In 2005, as he was learning to break out of his shell and “accept the minyan,” Berman also began to tour willingly for the first time in his career.
Four years later, his faith led him to dissolve Silver Jews.
In a 2009 post on the Drag City forum titled, “My Father, My Attack Dog,” Berman announced the end of the band and excoriated his estranged father, tobacco and oil lobbyist Richard Berman.
“As I studied Judaism over the years, the shame and the shanda, grew almost too much. my [sic] heart was constantly on fire for justice. I could find no relief,” Berman wrote. “This winter I decided that the SJs were too small of a force to ever come close to undoing a millionth of all the harm he has caused.”

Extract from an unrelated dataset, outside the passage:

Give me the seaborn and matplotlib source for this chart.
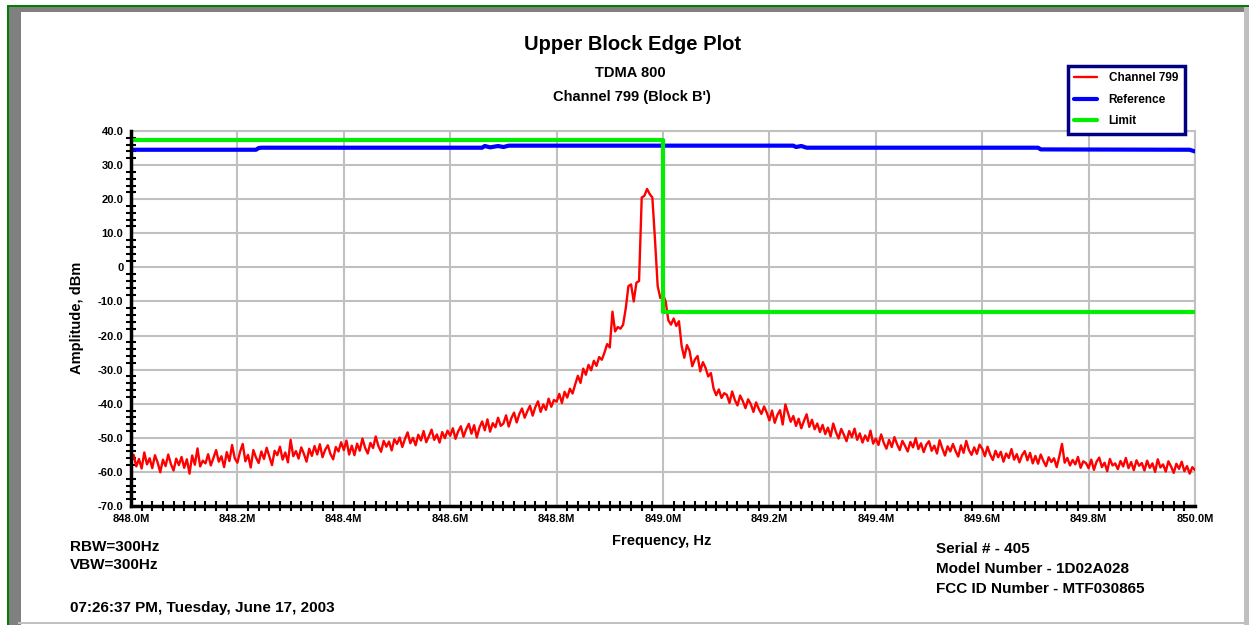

In the post, Berman referred to his father as a “human molester” and a union buster whose clients included “everyone from the makers of Agent Orange to the Tanning Salon Owners of America.” He added that the op-eds published by his father offended him as a writer by relying “on doublethink and always with the Lashon Hara.”
At the time of his death, Berman, who was open about his struggles with substance abuse and depression, was mounting a comeback. He released “Purple Mountains,” the debut album for his new project of the same name, last month; it was his first release in a decade.
In a Slate review that hailed Berman as “the greatest songwriter you’ve never heard of,” Carl Wilson called “Purple Mountains” “a record for anyone whose hopes feel recently ravaged, which in 2019 may be a plurality of humanity.”
Berman was set to launch a tour of the new album from New York on August 10.
PJ Grisar is the Forward’s culture fellow. He can be reached at [email protected]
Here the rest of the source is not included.